> **AVAILABLE RECORDS**:
>>>>

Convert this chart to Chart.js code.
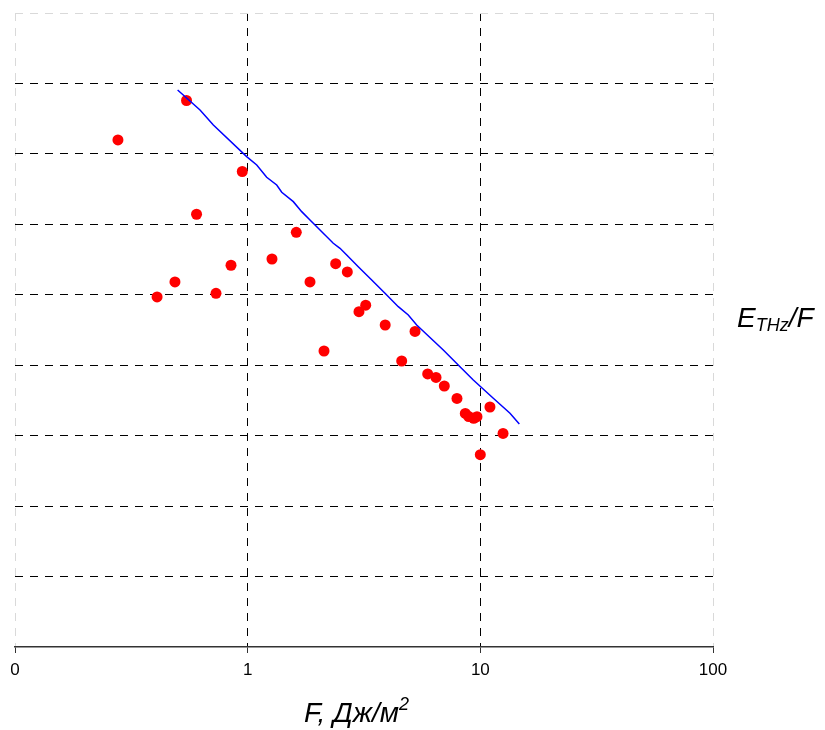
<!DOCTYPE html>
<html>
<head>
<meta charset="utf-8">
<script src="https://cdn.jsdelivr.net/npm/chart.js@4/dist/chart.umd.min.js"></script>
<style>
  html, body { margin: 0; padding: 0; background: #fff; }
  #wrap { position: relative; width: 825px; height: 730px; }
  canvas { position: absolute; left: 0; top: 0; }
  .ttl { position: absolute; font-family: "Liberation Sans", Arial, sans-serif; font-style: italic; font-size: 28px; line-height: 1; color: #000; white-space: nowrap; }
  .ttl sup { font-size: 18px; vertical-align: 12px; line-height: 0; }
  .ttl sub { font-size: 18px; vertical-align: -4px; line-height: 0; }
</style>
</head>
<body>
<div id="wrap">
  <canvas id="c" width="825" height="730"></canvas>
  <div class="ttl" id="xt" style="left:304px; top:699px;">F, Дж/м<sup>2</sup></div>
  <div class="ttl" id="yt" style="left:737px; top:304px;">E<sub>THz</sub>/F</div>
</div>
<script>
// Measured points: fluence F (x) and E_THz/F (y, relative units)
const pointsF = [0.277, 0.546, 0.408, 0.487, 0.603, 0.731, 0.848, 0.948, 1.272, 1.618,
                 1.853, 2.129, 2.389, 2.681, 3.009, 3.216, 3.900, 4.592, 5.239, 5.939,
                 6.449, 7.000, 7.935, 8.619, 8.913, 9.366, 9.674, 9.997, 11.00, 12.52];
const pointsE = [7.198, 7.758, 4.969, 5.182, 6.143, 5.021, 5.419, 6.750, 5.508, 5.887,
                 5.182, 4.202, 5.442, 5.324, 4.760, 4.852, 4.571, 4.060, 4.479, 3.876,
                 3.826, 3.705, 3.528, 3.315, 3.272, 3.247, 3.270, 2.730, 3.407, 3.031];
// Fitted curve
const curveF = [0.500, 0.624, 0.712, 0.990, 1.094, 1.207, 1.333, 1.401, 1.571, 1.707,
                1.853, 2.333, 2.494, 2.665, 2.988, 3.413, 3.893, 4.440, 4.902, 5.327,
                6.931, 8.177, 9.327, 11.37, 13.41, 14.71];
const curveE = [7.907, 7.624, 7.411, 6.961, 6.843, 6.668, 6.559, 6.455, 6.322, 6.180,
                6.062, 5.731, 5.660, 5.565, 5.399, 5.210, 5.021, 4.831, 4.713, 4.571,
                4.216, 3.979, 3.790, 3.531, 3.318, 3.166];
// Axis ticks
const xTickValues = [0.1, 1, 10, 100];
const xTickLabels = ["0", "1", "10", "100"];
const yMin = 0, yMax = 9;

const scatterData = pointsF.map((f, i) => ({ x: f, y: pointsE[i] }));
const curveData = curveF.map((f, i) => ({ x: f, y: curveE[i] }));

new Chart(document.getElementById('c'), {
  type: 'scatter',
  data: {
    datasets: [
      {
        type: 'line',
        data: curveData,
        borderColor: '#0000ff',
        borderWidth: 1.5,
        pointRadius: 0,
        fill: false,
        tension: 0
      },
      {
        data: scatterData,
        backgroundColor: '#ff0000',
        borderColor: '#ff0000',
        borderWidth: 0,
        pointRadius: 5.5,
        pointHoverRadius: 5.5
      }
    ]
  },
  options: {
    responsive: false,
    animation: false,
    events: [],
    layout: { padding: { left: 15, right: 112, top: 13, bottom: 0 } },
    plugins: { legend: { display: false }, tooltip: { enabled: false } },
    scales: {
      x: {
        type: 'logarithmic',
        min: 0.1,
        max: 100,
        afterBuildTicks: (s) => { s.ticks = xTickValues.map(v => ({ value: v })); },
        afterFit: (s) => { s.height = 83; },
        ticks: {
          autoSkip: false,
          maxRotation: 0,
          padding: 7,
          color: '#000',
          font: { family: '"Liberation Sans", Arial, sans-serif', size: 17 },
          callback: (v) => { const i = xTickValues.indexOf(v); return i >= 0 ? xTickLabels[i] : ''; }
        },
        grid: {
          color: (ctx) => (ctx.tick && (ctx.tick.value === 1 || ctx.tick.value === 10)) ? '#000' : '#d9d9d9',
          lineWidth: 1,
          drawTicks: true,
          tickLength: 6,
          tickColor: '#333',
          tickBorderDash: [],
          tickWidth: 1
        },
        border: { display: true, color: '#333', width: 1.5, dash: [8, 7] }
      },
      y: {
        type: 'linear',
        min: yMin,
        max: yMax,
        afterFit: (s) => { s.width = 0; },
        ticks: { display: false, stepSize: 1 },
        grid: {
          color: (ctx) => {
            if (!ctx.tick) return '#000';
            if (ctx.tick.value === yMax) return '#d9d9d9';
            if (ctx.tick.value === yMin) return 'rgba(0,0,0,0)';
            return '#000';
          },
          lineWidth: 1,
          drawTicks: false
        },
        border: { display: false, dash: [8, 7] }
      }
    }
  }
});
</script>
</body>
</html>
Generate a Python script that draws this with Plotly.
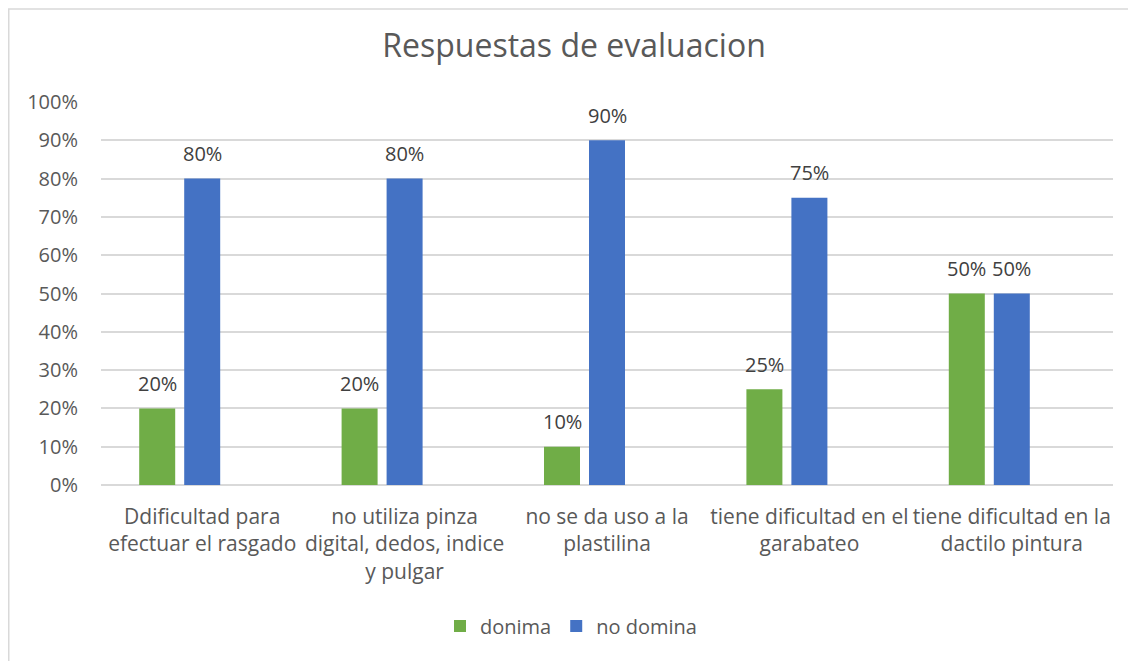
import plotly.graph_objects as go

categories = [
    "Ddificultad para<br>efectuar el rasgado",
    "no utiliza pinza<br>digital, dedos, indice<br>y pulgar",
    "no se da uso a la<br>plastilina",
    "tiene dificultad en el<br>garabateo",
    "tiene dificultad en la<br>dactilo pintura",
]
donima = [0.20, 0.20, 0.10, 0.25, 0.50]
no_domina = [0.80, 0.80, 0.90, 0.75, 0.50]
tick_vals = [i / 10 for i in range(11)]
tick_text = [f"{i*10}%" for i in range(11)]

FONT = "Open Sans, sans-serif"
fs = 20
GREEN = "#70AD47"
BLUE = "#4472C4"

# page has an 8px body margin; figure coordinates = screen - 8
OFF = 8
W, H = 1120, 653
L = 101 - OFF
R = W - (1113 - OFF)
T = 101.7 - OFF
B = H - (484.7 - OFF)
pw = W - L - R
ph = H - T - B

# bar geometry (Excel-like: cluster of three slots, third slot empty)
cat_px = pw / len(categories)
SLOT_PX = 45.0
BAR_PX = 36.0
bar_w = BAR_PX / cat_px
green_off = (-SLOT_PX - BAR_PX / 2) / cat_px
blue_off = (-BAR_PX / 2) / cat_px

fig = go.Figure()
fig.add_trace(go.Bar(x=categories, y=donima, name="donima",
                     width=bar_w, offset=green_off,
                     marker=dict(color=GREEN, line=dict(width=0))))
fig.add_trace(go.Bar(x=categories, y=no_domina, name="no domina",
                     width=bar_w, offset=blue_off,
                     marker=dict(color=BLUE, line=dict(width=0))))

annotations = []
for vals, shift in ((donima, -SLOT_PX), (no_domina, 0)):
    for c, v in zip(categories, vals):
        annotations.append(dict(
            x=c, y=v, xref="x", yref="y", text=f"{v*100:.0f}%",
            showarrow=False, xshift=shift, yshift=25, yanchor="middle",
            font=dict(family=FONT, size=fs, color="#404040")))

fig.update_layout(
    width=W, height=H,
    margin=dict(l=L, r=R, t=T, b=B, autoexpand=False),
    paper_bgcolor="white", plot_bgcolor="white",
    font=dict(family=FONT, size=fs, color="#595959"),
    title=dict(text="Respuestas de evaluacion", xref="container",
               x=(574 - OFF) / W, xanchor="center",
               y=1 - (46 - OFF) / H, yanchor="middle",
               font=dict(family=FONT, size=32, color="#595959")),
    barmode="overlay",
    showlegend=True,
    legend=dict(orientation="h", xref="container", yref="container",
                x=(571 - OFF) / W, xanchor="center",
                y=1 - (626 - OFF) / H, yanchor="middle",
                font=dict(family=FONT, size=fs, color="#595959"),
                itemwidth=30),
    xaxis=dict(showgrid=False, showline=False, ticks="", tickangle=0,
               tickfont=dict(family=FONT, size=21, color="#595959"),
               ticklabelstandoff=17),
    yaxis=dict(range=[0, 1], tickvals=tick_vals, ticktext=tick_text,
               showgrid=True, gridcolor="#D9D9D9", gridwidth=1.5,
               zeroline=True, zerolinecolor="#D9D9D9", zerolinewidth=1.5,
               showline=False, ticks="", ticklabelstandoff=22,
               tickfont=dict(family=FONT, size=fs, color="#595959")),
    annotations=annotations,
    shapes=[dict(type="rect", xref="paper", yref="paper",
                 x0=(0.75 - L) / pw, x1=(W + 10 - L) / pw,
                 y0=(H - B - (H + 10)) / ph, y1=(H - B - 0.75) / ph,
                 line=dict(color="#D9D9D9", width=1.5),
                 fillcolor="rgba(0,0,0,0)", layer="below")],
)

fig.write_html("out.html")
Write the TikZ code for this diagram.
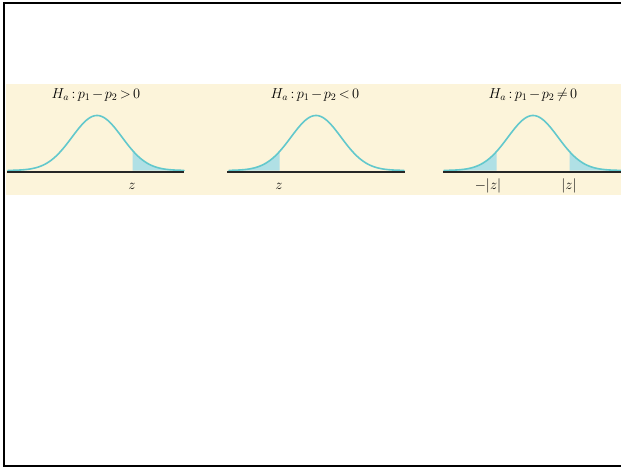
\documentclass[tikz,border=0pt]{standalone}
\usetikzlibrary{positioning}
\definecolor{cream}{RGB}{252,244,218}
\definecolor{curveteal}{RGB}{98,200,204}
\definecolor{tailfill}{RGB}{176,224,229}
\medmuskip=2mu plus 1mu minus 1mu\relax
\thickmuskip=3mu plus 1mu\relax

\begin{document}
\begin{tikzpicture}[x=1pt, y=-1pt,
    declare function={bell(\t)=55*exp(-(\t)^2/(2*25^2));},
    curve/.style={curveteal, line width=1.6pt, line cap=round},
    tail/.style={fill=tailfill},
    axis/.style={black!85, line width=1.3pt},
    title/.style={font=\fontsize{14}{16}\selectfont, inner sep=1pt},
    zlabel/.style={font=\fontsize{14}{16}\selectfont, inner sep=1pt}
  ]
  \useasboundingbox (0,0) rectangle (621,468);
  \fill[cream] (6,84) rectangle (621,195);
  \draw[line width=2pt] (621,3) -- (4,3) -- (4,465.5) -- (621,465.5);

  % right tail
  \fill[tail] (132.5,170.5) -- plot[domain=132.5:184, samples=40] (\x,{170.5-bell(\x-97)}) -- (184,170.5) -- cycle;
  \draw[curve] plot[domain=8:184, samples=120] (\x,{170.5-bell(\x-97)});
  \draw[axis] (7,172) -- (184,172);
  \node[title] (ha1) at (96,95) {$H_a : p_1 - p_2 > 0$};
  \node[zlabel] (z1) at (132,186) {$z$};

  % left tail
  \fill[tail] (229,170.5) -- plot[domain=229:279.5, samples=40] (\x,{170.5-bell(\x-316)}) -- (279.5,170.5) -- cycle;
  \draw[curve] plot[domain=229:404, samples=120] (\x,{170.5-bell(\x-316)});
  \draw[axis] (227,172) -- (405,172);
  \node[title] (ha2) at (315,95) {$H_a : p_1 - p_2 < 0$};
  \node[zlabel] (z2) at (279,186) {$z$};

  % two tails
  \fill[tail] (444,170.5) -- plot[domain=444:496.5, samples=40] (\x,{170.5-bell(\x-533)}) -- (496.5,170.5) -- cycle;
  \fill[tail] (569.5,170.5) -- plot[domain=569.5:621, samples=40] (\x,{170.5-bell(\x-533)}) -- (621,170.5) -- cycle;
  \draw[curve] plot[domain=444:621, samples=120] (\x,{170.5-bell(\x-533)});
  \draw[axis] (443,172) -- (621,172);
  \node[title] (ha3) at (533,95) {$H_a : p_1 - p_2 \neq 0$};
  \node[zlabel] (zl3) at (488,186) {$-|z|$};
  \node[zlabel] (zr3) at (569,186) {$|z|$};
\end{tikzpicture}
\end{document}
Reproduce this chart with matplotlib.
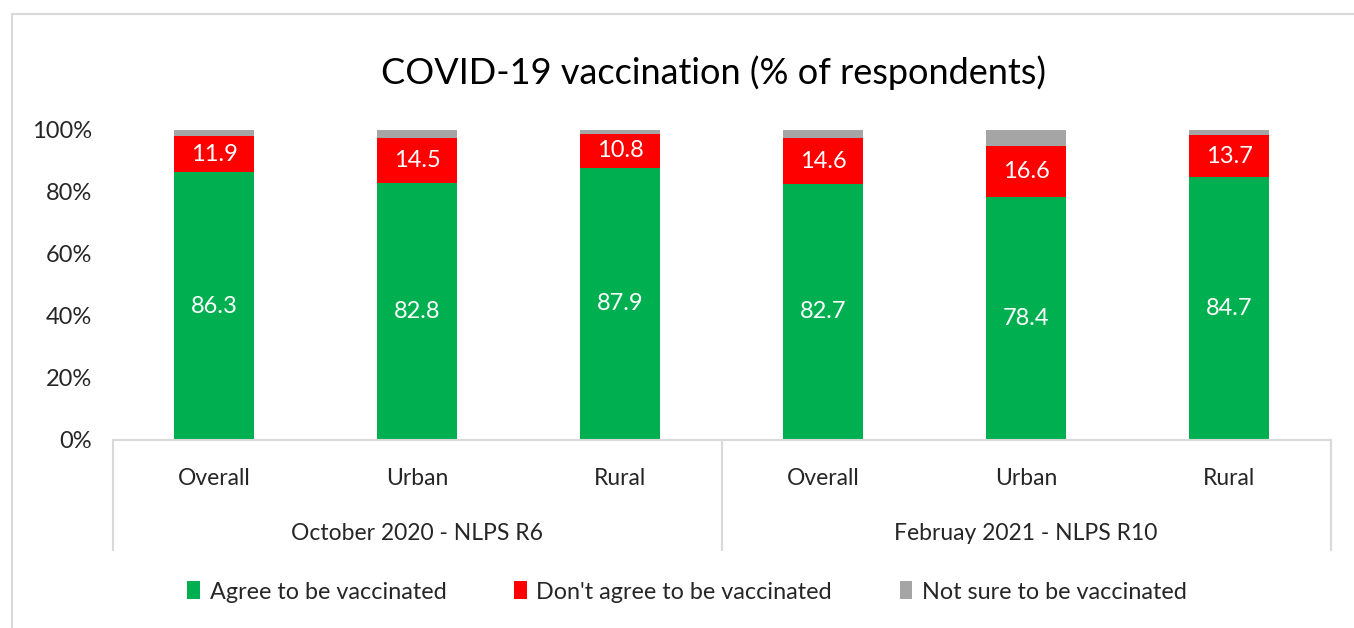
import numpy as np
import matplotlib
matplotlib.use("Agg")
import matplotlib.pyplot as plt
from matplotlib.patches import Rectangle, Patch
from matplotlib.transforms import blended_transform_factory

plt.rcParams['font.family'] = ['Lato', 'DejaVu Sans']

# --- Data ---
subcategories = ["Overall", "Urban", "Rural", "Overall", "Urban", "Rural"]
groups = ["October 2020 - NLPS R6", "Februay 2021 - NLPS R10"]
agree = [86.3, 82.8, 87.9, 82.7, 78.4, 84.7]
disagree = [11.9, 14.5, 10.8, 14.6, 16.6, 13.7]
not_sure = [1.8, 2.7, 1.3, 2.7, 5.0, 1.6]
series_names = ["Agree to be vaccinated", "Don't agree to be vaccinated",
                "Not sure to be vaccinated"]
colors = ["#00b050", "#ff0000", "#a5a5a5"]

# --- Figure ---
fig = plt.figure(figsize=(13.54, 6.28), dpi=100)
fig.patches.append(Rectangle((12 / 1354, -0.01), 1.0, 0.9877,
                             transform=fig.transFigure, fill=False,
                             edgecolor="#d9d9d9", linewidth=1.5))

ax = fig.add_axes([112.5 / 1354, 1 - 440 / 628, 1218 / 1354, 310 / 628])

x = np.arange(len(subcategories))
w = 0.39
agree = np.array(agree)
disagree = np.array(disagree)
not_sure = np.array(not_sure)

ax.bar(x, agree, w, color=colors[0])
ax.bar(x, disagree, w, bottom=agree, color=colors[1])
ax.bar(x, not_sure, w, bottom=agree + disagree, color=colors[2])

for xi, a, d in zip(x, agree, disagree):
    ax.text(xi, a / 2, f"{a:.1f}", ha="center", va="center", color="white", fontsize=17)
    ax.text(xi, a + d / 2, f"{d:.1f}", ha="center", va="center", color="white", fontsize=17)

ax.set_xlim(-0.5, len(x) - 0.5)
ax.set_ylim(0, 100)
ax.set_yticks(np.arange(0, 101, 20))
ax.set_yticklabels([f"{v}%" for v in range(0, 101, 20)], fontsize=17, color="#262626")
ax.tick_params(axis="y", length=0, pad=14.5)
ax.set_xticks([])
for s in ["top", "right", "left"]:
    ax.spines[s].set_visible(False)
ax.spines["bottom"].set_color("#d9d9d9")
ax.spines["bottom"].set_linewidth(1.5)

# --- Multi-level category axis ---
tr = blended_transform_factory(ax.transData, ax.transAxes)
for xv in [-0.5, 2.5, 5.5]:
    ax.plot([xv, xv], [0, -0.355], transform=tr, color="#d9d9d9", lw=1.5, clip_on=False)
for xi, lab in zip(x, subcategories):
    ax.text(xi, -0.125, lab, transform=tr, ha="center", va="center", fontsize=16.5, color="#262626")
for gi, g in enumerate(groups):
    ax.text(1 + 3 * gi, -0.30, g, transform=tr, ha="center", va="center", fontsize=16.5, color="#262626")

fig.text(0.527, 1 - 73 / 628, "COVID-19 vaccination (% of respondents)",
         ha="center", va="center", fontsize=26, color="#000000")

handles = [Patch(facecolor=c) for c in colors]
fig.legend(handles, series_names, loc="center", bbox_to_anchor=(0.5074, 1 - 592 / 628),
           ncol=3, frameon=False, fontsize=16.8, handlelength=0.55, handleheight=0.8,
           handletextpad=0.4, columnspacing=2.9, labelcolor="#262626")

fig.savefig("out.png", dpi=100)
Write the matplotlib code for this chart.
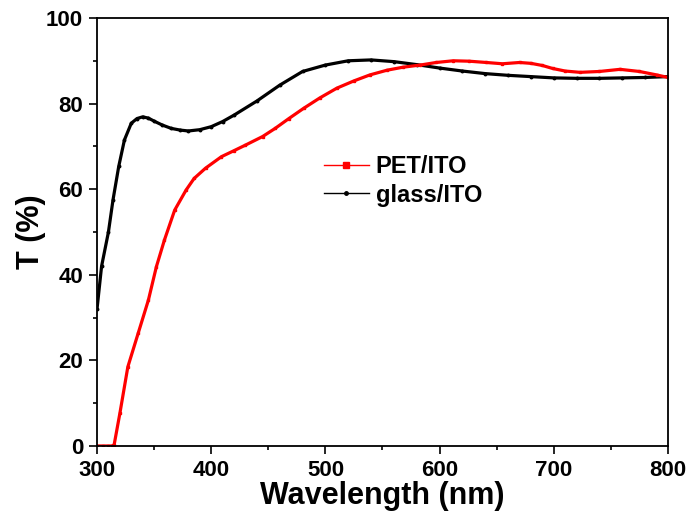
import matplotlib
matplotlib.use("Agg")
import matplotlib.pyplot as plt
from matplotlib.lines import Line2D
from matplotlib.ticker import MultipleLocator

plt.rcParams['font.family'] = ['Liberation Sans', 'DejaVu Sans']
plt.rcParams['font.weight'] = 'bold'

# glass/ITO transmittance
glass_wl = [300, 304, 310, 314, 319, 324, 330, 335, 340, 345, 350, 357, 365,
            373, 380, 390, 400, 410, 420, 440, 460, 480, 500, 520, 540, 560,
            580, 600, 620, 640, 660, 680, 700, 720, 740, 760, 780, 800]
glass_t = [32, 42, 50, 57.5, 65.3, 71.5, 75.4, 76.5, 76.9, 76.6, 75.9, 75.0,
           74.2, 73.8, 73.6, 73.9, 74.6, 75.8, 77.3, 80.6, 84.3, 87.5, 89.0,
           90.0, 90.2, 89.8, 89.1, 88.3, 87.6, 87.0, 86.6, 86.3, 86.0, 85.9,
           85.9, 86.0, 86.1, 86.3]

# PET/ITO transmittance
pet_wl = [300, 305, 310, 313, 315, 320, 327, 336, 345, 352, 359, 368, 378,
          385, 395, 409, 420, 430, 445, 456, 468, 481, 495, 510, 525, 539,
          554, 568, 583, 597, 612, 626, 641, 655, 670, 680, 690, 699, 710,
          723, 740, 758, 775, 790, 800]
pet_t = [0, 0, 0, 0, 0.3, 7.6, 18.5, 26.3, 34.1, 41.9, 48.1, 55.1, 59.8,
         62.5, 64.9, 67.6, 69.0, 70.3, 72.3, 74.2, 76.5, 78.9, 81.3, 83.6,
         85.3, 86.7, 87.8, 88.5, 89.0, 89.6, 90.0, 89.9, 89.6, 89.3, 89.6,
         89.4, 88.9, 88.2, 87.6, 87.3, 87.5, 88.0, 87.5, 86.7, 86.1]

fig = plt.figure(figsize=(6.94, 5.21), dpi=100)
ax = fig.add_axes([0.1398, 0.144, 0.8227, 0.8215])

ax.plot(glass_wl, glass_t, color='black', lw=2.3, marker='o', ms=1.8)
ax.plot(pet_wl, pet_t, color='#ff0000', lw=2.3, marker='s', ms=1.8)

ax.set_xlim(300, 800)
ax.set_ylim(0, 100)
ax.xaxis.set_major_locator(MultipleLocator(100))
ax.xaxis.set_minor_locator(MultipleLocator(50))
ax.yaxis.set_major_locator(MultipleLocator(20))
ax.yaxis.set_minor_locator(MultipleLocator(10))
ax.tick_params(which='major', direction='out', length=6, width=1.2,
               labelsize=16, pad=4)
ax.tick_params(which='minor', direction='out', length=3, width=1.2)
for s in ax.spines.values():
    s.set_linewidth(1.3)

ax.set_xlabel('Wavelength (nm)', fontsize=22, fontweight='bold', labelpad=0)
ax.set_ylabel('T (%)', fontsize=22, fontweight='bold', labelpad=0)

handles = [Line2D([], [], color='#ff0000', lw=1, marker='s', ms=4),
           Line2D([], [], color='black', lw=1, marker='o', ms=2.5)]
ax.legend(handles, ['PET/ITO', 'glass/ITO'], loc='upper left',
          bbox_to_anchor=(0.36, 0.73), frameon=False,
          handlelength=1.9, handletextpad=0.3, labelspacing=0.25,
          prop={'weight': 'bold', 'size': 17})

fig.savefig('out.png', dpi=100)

<<<<

> **YOUR INSTRUCTIONS**:
Leave the pictures aside and restate exactly the lines from the one containing "Write the matplotlib code for this chart." to the one containing "plt.rcParams['font.weight'] = 'bold'", those two lines included.

> **REPLY TO THE EXERCISE**:
Write the matplotlib code for this chart.
import matplotlib
matplotlib.use("Agg")
import matplotlib.pyplot as plt
from matplotlib.lines import Line2D
from matplotlib.ticker import MultipleLocator

plt.rcParams['font.family'] = ['Liberation Sans', 'DejaVu Sans']
plt.rcParams['font.weight'] = 'bold'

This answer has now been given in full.